Reproduce only the lines from the one containing "Clone this diagram in TikZ." through the one containing "(0,590) rectangle (15,1047);", exactly as written and with both ends included.

### Task inputs
::::
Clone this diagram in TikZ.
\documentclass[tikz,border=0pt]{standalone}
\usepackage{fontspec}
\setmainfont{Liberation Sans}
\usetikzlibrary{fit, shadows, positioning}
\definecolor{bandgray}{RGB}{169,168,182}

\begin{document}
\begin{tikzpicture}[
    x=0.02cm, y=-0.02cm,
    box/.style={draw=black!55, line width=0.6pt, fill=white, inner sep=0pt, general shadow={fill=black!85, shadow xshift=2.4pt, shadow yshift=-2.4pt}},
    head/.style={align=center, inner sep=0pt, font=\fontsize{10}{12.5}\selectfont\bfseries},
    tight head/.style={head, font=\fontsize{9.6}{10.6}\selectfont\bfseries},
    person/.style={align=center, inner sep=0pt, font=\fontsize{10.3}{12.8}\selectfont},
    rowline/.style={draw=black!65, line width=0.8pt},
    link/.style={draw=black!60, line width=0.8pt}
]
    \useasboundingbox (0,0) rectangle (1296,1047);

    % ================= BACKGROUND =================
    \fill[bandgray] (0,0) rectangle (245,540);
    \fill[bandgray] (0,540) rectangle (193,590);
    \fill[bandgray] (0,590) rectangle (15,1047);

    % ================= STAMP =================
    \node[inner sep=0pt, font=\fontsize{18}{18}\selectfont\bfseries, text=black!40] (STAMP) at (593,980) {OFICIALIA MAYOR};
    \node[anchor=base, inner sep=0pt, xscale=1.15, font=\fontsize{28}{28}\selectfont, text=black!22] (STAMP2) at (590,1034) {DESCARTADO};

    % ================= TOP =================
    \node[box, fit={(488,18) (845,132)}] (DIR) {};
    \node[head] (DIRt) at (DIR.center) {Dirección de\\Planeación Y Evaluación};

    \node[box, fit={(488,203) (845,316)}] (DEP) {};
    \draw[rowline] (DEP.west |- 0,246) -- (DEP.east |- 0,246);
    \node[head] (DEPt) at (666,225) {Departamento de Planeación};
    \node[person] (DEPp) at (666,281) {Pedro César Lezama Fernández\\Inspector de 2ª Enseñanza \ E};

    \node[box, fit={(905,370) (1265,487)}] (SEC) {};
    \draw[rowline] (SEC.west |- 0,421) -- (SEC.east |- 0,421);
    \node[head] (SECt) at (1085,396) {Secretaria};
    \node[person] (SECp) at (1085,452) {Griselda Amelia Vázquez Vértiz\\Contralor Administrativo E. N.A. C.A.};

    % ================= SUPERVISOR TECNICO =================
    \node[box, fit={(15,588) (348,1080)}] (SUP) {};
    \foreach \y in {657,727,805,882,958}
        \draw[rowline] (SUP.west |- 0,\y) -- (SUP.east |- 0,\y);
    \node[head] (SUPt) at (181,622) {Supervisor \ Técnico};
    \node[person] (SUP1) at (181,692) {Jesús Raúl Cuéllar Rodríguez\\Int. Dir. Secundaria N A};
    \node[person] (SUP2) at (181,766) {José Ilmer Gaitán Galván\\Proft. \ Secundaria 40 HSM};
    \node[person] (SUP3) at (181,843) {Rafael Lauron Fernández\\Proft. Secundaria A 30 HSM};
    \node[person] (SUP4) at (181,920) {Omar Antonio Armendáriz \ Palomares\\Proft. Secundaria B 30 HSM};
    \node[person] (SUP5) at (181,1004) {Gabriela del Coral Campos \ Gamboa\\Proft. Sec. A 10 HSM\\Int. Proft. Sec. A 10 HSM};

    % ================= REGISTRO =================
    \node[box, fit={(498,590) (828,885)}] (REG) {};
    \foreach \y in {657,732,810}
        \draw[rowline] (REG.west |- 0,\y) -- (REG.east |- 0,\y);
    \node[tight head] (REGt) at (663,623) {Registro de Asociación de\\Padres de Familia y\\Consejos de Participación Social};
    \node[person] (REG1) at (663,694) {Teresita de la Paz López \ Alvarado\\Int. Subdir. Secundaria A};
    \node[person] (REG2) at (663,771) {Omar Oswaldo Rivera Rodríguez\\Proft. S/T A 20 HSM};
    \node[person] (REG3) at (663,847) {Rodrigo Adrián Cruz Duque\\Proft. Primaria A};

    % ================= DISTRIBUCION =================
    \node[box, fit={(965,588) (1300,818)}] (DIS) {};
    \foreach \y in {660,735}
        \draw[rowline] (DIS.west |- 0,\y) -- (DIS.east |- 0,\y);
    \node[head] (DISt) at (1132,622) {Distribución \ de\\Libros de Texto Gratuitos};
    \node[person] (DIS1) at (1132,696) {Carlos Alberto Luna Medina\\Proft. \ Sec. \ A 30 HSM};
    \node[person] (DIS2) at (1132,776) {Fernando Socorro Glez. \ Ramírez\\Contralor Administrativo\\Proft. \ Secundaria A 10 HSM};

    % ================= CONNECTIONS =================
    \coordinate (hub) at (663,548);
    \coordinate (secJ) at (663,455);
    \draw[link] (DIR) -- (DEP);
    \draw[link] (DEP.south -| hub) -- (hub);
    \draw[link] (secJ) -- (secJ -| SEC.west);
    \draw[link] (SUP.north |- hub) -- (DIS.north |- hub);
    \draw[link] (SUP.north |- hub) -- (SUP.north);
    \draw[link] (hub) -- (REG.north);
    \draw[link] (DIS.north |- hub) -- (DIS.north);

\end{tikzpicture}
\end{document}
::::
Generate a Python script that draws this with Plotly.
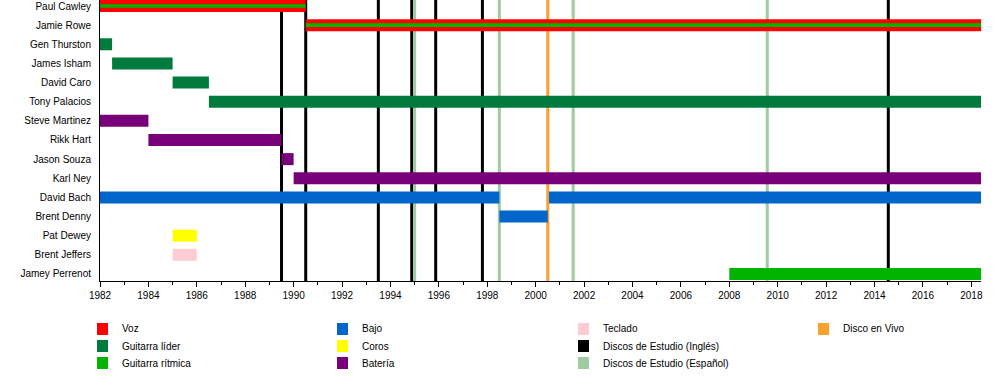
::::
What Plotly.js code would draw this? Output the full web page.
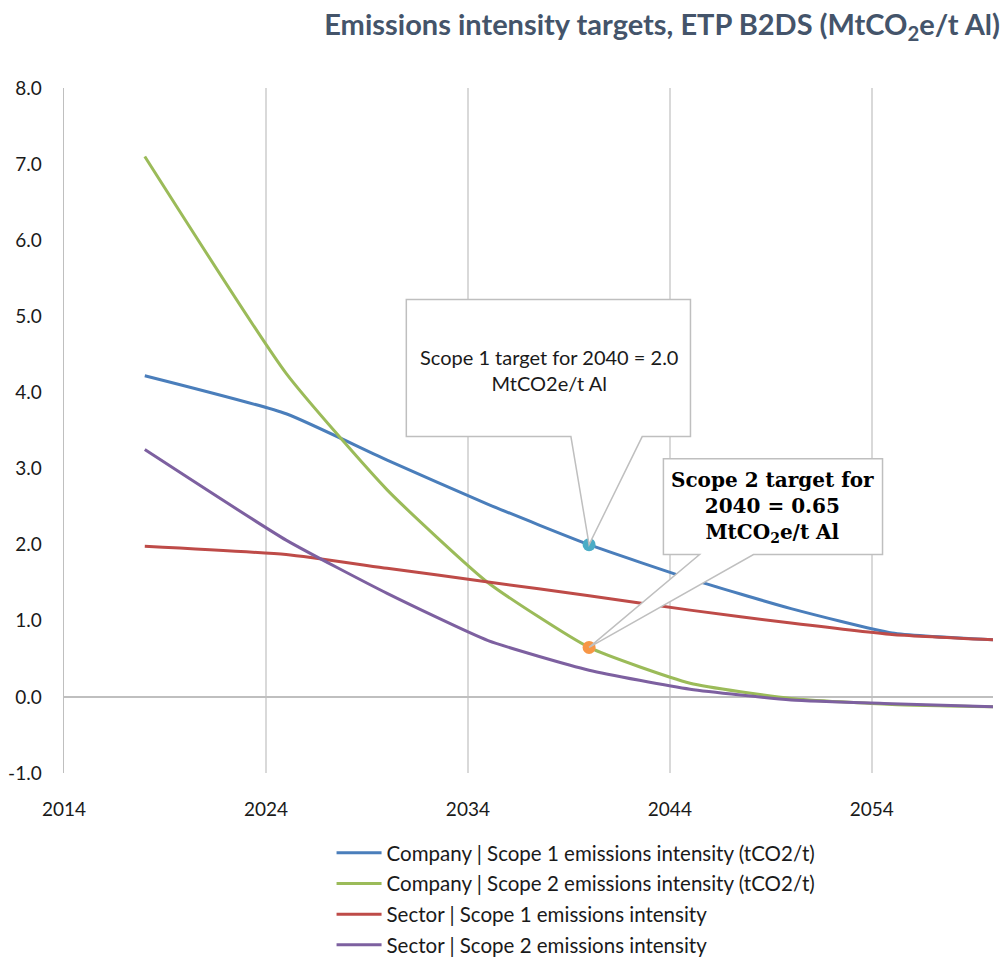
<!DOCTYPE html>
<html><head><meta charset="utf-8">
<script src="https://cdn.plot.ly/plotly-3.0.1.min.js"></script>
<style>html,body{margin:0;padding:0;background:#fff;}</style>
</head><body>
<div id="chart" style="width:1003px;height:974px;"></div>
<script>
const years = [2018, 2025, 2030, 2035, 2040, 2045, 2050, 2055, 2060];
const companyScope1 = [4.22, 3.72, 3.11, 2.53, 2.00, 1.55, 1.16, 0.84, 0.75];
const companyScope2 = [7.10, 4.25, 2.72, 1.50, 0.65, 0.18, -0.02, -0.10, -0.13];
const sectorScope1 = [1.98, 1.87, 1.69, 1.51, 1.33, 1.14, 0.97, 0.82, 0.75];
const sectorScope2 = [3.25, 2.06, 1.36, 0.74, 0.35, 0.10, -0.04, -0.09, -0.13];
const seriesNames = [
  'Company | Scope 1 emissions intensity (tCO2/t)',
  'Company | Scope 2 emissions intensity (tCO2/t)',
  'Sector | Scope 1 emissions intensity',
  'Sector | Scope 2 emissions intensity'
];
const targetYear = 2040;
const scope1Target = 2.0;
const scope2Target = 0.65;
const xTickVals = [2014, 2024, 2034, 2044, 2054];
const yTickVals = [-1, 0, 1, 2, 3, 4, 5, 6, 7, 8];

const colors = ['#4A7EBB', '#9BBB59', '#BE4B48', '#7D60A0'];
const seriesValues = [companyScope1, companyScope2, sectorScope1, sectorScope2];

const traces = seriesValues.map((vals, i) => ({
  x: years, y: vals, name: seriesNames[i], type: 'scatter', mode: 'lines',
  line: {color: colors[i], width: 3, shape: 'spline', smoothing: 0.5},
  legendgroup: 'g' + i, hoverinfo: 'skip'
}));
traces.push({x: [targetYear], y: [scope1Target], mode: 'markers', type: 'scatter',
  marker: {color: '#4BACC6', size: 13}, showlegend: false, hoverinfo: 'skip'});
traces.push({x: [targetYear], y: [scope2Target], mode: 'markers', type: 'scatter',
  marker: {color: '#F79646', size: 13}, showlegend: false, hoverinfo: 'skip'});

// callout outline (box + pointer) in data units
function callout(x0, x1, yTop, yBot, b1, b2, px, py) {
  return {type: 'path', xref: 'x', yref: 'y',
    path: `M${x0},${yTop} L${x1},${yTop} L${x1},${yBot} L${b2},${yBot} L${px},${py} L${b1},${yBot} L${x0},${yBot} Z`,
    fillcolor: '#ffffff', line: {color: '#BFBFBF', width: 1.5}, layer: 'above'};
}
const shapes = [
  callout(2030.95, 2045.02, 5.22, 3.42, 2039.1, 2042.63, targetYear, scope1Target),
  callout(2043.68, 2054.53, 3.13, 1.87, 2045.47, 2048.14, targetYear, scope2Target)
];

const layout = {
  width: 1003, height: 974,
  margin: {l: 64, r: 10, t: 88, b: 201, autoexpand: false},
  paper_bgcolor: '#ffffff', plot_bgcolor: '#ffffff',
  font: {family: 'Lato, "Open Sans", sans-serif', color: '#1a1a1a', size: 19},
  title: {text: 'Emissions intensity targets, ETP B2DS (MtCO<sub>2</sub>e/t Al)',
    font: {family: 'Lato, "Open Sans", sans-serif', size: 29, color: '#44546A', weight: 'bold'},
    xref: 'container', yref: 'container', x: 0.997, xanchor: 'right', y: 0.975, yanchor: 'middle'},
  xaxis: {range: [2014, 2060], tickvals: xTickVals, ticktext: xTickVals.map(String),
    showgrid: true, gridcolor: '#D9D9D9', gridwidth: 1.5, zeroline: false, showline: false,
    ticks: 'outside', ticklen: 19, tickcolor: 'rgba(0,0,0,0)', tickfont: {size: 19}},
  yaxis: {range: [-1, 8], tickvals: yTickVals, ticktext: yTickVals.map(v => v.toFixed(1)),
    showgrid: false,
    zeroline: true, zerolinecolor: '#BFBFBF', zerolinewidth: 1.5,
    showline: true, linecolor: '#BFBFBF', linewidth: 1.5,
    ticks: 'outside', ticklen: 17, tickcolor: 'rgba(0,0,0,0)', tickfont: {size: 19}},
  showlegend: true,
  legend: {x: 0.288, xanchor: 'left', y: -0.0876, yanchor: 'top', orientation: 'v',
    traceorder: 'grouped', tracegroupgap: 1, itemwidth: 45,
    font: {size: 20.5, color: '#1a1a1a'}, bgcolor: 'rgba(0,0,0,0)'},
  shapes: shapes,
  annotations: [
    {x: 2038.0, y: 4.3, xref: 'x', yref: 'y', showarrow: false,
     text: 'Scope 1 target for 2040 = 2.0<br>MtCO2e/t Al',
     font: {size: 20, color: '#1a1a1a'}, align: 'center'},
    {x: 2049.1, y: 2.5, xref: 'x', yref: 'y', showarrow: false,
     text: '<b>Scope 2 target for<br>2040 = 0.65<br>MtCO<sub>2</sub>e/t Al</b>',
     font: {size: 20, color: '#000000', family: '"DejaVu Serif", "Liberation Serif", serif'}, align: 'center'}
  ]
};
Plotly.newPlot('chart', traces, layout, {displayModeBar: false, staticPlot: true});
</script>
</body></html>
::::
### Finished answer
Clone this diagram in TikZ.
\documentclass[tikz,border=0pt]{standalone}
\usepackage{fontspec}
\setmainfont{Liberation Sans}
\usetikzlibrary{fit, shadows, positioning}
\definecolor{bandgray}{RGB}{169,168,182}

\begin{document}
\begin{tikzpicture}[
    x=0.02cm, y=-0.02cm,
    box/.style={draw=black!55, line width=0.6pt, fill=white, inner sep=0pt, general shadow={fill=black!85, shadow xshift=2.4pt, shadow yshift=-2.4pt}},
    head/.style={align=center, inner sep=0pt, font=\fontsize{10}{12.5}\selectfont\bfseries},
    tight head/.style={head, font=\fontsize{9.6}{10.6}\selectfont\bfseries},
    person/.style={align=center, inner sep=0pt, font=\fontsize{10.3}{12.8}\selectfont},
    rowline/.style={draw=black!65, line width=0.8pt},
    link/.style={draw=black!60, line width=0.8pt}
]
    \useasboundingbox (0,0) rectangle (1296,1047);

    % ================= BACKGROUND =================
    \fill[bandgray] (0,0) rectangle (245,540);
    \fill[bandgray] (0,540) rectangle (193,590);
    \fill[bandgray] (0,590) rectangle (15,1047);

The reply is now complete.